[START OF Recorded data]
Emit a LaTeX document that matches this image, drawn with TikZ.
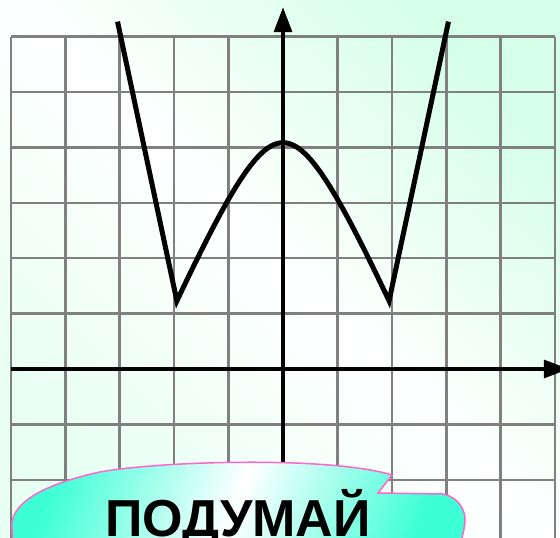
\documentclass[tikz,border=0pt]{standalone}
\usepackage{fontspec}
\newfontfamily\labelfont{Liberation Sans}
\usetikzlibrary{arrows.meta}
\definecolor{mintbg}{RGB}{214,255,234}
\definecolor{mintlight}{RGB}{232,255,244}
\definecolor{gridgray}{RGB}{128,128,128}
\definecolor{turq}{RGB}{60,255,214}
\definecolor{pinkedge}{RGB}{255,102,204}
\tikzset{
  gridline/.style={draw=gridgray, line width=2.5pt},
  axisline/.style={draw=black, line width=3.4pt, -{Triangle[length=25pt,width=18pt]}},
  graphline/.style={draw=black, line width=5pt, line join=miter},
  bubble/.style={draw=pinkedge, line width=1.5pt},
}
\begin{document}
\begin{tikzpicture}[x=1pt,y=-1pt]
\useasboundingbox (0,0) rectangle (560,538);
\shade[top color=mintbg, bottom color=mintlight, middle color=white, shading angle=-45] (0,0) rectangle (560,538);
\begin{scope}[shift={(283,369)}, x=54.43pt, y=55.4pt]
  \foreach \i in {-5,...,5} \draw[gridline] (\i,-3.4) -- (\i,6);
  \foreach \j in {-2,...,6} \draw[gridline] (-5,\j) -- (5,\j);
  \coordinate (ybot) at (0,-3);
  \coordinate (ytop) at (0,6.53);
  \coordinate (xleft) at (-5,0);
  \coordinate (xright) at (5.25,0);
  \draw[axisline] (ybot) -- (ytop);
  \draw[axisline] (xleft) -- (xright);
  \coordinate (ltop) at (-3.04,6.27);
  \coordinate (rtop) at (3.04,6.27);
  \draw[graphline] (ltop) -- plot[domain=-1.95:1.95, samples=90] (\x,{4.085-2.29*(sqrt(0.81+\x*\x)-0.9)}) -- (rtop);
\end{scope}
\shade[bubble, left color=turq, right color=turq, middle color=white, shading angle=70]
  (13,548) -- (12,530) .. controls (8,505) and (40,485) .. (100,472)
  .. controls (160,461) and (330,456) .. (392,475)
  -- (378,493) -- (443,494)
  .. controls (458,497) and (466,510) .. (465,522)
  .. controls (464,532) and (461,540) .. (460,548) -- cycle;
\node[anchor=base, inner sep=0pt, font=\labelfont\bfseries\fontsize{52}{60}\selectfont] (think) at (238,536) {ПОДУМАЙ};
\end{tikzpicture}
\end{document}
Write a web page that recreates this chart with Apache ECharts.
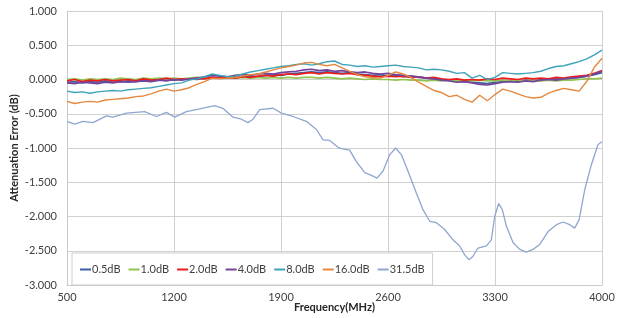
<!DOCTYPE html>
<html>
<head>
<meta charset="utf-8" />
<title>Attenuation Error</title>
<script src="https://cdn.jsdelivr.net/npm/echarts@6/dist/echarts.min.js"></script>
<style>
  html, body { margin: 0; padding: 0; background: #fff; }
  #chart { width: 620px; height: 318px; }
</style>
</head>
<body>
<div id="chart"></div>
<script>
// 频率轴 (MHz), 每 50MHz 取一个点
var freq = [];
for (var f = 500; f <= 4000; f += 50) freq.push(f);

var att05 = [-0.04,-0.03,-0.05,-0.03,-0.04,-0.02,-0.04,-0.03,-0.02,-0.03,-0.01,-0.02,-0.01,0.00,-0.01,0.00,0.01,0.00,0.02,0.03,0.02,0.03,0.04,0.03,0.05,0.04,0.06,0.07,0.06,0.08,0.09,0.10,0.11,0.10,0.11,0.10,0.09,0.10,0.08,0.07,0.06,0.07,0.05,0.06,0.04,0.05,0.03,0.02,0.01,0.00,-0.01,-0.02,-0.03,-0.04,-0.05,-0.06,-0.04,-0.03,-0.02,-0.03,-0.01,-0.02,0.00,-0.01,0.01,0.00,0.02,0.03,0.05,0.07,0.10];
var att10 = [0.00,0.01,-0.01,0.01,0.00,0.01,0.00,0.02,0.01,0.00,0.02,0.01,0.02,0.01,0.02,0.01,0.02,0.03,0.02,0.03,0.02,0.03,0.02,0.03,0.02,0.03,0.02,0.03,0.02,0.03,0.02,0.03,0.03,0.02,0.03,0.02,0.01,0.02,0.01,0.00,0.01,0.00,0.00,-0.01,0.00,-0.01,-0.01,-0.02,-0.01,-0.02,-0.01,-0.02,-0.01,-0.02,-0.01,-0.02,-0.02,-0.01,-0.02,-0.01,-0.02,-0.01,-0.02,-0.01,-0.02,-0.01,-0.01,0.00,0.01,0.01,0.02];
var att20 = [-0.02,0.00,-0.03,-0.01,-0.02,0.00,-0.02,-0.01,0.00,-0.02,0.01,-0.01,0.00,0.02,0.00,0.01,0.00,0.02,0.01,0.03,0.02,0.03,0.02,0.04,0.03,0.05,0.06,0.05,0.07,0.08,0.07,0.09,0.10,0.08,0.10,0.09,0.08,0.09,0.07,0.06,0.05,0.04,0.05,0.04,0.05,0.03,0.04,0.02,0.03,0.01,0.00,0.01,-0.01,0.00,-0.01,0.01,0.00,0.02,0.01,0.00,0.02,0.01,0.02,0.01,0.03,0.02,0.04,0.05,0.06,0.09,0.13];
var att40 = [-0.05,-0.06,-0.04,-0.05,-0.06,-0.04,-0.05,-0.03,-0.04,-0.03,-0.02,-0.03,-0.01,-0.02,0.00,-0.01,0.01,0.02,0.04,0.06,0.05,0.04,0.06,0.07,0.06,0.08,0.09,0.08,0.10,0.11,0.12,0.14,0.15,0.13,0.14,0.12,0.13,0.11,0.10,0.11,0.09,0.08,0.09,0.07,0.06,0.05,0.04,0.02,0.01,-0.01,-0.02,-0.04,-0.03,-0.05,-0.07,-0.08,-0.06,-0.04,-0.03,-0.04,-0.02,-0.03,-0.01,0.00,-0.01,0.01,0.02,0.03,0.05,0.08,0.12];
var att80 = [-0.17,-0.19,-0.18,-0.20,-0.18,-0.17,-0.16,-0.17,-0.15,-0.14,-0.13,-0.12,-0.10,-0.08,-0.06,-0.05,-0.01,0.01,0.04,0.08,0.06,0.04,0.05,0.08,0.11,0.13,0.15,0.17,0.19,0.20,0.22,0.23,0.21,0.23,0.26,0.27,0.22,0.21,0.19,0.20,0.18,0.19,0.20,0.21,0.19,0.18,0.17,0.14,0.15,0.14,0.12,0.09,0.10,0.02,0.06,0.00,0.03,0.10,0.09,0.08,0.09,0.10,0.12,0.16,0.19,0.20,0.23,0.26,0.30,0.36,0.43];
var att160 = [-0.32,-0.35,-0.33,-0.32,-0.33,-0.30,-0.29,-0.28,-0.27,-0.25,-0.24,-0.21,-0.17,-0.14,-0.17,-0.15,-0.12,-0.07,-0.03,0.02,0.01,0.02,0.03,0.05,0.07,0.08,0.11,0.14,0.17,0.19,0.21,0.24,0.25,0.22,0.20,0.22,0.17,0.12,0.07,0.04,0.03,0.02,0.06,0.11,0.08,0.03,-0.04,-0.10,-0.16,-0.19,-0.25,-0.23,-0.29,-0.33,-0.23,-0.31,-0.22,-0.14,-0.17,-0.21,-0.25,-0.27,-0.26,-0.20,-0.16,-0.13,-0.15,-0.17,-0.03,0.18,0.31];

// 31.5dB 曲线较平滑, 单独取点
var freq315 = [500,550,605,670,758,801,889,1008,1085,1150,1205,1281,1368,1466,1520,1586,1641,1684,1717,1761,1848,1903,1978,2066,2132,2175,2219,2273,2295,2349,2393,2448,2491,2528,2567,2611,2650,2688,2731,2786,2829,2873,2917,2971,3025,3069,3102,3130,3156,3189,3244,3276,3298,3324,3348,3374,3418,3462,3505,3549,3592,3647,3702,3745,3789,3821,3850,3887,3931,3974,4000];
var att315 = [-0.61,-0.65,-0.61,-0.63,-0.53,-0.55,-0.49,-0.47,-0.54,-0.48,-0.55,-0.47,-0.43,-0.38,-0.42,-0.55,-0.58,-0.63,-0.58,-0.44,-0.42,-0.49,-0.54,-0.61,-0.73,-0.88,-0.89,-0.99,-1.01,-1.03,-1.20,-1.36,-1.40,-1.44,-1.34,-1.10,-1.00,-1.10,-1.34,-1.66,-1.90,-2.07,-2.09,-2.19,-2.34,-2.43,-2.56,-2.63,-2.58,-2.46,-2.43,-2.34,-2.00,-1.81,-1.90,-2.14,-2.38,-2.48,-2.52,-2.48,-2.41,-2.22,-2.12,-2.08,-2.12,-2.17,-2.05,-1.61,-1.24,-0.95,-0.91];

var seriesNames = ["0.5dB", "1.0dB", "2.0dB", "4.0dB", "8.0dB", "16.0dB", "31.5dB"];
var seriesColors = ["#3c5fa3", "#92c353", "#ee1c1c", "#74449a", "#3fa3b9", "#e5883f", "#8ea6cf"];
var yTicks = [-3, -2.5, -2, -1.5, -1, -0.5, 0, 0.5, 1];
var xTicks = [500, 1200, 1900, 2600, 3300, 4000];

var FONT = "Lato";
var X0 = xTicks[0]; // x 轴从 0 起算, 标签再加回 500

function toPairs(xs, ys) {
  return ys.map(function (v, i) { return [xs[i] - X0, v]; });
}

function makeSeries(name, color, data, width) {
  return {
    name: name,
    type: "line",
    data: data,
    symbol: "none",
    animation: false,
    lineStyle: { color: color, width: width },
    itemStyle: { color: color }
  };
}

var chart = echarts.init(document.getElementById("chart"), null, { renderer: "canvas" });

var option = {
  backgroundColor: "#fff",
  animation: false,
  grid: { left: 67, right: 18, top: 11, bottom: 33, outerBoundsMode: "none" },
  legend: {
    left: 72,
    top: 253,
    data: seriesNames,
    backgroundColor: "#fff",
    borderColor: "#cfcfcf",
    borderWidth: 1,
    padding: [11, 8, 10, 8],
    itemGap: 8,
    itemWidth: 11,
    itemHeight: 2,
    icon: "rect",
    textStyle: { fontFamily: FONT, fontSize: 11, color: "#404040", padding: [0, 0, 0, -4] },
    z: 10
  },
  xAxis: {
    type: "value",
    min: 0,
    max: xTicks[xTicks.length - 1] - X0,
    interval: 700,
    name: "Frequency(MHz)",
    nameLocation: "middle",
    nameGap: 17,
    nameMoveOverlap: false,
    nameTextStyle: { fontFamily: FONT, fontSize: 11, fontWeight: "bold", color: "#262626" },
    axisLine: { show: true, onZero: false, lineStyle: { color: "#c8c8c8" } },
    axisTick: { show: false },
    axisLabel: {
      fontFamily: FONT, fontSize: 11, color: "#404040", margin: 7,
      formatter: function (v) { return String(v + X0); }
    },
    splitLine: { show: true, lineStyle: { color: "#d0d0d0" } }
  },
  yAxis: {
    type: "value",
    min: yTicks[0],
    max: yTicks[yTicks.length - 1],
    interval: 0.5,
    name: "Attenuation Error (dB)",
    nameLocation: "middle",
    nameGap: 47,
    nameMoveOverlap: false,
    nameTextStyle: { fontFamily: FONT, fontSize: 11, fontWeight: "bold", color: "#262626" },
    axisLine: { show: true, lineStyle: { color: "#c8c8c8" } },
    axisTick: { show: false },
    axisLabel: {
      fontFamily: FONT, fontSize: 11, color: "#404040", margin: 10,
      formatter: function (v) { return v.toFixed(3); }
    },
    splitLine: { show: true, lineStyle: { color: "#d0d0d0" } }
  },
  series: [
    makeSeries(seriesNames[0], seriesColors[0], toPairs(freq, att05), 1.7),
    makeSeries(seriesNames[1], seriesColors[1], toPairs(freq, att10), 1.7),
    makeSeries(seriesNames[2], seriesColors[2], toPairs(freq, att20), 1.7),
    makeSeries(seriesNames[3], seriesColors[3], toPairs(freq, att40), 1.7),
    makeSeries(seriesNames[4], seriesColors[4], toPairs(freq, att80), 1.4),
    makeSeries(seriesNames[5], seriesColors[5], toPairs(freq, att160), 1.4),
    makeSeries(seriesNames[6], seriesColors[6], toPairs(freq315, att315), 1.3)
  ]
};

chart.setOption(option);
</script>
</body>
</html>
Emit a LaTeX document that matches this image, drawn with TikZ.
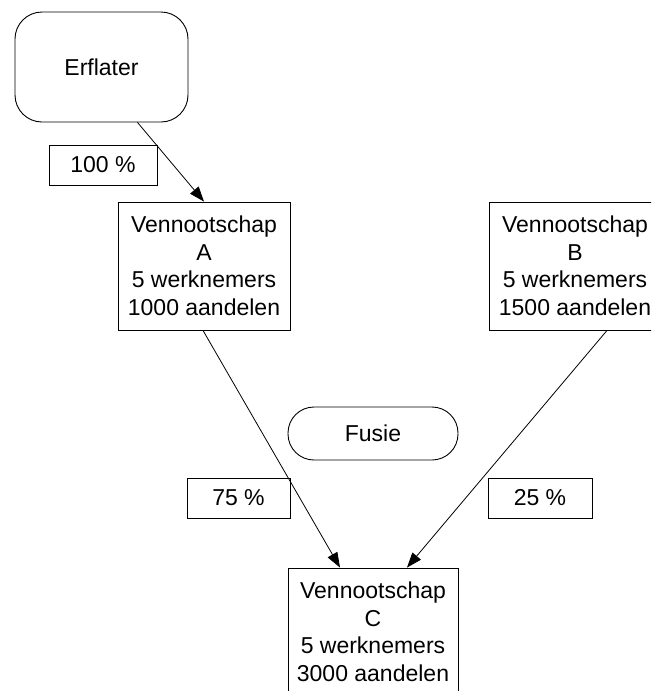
[END OF Recorded data]
Job. Omit the pictures. Extract exactly the lines that begin with the one holding "Write a web" and end with the one holding "for (var f = 500;", inclusive.

Result for this exercise.
Write a web page that recreates this chart with Apache ECharts.
<!DOCTYPE html>
<html>
<head>
<meta charset="utf-8" />
<title>Attenuation Error</title>
<script src="https://cdn.jsdelivr.net/npm/echarts@6/dist/echarts.min.js"></script>
<style>
  html, body { margin: 0; padding: 0; background: #fff; }
  #chart { width: 620px; height: 318px; }
</style>
</head>
<body>
<div id="chart"></div>
<script>
// 频率轴 (MHz), 每 50MHz 取一个点
var freq = [];
for (var f = 500; f <= 4000; f += 50) freq.push(f);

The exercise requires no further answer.